Start Data extract
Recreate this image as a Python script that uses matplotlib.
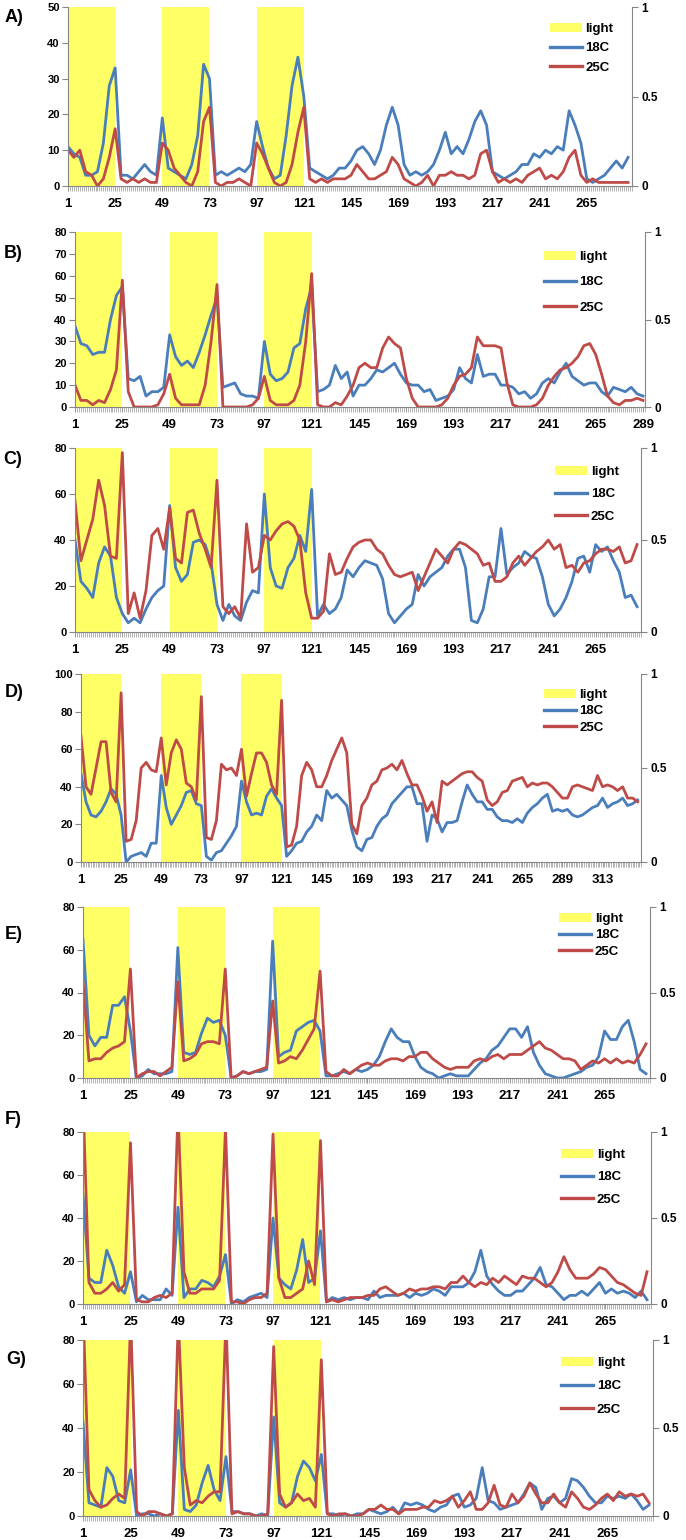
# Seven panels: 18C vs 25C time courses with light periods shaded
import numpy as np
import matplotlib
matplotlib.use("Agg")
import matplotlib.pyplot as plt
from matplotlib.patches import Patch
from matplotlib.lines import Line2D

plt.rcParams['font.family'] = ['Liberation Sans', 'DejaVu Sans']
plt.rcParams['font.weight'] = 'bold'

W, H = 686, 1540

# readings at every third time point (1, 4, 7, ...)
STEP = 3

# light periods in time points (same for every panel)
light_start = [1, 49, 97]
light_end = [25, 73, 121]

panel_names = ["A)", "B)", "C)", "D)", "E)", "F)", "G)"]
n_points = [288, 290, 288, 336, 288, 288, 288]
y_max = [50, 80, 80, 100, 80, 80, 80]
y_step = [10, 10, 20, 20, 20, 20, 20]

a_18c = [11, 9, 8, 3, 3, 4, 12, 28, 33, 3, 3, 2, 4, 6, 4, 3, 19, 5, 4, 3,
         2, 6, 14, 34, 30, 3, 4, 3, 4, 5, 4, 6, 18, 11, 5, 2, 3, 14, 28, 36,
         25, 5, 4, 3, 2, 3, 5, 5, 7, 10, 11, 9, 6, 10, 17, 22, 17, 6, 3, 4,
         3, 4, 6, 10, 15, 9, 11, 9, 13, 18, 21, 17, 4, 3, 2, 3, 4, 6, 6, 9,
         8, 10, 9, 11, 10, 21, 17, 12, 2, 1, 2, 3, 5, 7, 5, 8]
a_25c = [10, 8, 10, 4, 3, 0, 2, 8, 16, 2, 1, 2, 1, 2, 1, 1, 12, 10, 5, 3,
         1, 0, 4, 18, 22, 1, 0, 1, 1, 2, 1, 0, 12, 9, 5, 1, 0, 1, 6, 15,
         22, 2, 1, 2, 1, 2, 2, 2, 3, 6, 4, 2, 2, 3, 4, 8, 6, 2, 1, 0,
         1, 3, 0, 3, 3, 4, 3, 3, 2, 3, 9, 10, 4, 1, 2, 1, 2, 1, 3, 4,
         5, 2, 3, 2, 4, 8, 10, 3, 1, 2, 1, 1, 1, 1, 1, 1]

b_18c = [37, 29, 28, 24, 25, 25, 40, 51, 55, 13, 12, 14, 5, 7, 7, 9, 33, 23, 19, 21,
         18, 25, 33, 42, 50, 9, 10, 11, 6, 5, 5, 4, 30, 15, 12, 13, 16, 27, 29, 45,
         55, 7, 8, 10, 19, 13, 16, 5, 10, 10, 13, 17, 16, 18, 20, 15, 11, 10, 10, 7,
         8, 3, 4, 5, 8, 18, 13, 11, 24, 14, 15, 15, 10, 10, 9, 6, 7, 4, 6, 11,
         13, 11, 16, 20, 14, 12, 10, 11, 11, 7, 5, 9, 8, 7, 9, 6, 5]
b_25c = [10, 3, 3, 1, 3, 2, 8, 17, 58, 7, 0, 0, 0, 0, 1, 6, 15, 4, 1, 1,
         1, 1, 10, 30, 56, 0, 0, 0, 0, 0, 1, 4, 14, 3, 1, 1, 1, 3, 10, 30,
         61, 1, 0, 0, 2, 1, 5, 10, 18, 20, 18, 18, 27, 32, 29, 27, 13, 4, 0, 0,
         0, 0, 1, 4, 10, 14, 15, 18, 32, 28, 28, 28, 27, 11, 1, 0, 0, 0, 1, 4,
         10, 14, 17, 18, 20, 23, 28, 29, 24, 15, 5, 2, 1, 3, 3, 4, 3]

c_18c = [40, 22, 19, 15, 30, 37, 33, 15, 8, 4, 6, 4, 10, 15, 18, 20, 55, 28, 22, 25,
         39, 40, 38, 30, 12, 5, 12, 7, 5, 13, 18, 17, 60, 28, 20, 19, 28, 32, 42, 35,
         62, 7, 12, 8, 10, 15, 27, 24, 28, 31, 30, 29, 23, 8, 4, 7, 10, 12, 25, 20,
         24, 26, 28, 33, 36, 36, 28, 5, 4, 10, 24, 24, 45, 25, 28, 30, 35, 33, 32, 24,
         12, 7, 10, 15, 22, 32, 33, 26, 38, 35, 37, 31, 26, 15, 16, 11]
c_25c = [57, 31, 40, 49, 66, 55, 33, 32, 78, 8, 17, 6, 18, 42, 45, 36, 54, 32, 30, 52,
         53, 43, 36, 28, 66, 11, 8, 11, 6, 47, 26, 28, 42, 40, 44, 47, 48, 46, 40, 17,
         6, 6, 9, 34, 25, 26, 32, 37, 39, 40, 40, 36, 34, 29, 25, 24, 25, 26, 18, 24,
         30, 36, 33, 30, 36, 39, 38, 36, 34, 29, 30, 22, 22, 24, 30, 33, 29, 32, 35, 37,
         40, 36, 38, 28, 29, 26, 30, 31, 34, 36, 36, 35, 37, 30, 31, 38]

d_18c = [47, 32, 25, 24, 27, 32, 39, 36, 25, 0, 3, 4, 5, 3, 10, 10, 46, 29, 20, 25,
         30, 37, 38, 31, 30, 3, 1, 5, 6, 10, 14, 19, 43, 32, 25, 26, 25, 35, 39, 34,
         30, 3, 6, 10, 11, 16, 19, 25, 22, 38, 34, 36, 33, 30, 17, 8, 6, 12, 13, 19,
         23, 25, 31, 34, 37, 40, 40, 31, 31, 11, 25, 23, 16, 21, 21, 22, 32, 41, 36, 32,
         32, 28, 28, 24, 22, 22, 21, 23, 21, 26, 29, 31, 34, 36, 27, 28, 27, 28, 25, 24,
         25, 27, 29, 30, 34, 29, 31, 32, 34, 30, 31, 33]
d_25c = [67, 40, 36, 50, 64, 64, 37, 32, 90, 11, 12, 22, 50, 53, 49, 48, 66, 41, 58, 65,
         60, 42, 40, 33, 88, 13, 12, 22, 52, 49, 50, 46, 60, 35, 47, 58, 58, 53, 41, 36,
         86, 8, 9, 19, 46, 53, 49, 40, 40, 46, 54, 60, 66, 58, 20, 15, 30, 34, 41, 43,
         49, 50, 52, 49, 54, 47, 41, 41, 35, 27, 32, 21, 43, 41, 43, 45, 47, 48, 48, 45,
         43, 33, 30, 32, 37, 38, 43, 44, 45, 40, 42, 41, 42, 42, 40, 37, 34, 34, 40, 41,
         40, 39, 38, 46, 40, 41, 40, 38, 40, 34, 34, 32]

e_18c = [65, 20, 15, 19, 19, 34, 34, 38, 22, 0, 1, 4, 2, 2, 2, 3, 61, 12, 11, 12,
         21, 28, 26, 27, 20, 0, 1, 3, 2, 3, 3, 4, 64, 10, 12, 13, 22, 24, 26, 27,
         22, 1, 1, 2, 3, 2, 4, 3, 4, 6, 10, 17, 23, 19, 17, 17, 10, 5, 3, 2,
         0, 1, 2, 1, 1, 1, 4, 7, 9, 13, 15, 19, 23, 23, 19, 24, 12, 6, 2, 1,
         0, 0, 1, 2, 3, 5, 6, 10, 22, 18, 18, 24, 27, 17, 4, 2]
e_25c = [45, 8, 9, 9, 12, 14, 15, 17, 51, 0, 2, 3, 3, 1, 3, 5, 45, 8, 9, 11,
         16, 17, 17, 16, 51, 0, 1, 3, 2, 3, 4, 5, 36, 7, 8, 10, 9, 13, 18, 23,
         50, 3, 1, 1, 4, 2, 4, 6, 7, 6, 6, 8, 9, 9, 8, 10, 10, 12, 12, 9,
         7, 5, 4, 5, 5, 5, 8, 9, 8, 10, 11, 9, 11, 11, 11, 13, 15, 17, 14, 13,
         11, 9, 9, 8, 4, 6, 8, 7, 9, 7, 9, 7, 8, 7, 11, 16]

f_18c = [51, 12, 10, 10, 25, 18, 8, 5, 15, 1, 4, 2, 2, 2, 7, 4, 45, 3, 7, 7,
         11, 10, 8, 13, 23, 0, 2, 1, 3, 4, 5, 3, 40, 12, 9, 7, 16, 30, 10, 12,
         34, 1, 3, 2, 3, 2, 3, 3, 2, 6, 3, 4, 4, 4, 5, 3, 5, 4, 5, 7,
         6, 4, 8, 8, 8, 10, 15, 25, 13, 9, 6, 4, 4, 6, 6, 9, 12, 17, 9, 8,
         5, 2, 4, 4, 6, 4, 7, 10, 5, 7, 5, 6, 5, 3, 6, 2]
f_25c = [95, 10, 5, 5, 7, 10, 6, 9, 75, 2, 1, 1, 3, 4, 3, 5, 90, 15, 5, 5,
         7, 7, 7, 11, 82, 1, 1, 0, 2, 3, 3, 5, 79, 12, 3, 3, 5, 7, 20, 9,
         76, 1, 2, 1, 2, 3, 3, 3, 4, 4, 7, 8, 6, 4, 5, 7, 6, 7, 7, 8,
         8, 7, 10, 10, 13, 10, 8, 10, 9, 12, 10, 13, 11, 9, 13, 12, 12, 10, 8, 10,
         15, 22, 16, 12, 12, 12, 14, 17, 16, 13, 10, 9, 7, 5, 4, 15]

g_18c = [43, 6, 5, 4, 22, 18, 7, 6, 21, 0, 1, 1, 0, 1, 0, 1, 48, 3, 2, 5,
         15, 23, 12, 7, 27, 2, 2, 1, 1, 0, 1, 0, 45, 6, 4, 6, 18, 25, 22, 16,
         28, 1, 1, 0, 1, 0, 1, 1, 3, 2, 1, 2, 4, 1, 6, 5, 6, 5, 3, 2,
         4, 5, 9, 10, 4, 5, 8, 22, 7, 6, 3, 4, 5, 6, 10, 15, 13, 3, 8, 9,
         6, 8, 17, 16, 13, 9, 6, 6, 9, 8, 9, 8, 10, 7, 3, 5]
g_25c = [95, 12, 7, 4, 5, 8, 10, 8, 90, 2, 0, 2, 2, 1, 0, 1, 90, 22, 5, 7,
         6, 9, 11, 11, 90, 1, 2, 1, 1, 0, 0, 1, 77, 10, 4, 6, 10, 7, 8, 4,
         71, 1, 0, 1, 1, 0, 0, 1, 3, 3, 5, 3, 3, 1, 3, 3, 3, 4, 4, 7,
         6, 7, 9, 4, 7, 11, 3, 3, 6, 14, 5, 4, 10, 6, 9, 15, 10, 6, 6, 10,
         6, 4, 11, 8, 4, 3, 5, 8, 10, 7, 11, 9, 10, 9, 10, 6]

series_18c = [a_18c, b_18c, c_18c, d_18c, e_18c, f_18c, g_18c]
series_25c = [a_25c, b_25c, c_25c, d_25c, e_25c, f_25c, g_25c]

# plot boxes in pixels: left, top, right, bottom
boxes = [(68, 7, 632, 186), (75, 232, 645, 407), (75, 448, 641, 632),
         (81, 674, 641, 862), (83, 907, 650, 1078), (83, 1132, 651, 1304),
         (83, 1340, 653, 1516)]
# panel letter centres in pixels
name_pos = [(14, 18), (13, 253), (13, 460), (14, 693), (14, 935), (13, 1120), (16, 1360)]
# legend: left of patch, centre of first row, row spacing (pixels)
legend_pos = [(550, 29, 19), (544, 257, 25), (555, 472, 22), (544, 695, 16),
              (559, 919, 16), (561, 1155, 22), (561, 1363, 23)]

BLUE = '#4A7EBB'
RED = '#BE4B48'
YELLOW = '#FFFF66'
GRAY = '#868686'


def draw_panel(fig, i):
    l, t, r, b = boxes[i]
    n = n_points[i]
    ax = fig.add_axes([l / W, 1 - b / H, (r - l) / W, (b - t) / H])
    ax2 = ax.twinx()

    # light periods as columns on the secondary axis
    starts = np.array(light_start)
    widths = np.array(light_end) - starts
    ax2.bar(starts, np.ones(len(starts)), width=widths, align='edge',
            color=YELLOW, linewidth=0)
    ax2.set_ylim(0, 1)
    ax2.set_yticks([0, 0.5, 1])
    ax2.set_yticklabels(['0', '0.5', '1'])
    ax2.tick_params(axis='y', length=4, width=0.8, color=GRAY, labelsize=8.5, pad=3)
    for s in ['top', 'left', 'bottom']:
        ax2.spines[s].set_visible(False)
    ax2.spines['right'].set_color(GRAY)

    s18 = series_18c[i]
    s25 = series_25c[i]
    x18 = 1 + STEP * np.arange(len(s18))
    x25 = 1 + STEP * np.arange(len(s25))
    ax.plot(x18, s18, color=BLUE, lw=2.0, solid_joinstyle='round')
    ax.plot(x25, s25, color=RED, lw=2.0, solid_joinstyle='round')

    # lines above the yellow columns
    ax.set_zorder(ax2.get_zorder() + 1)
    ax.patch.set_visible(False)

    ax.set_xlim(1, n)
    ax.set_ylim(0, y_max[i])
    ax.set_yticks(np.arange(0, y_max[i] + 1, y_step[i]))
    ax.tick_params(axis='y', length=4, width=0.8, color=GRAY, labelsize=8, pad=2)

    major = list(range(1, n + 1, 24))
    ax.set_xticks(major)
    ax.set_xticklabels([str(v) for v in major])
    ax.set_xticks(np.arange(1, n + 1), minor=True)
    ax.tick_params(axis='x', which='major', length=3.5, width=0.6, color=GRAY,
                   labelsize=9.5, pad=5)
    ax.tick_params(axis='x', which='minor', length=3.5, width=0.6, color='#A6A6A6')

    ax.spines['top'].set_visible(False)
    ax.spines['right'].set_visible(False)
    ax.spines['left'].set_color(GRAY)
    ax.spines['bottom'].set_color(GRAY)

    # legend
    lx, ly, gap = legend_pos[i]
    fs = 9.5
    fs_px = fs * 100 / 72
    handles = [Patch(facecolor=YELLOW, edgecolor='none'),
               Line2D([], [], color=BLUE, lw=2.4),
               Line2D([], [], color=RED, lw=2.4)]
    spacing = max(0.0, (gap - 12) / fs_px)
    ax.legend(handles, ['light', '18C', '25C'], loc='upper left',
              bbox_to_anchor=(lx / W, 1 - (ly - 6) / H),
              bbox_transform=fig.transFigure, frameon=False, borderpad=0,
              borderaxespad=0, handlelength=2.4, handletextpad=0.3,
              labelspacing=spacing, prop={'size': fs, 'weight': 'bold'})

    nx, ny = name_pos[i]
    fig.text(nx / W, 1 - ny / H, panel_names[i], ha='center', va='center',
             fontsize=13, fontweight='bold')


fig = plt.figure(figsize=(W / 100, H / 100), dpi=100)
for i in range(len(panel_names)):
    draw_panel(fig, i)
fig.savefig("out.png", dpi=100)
End Data extract
Required work:
Repeat the listing above from its first line through the line that contains "y_step = [10, 10, 20, 20, 20, 20, 20]", both included, and nothing more. Drop the pictures.

Result for this task:
Recreate this image as a Python script that uses matplotlib.
# Seven panels: 18C vs 25C time courses with light periods shaded
import numpy as np
import matplotlib
matplotlib.use("Agg")
import matplotlib.pyplot as plt
from matplotlib.patches import Patch
from matplotlib.lines import Line2D

plt.rcParams['font.family'] = ['Liberation Sans', 'DejaVu Sans']
plt.rcParams['font.weight'] = 'bold'

W, H = 686, 1540

# readings at every third time point (1, 4, 7, ...)
STEP = 3

# light periods in time points (same for every panel)
light_start = [1, 49, 97]
light_end = [25, 73, 121]

panel_names = ["A)", "B)", "C)", "D)", "E)", "F)", "G)"]
n_points = [288, 290, 288, 336, 288, 288, 288]
y_max = [50, 80, 80, 100, 80, 80, 80]
y_step = [10, 10, 20, 20, 20, 20, 20]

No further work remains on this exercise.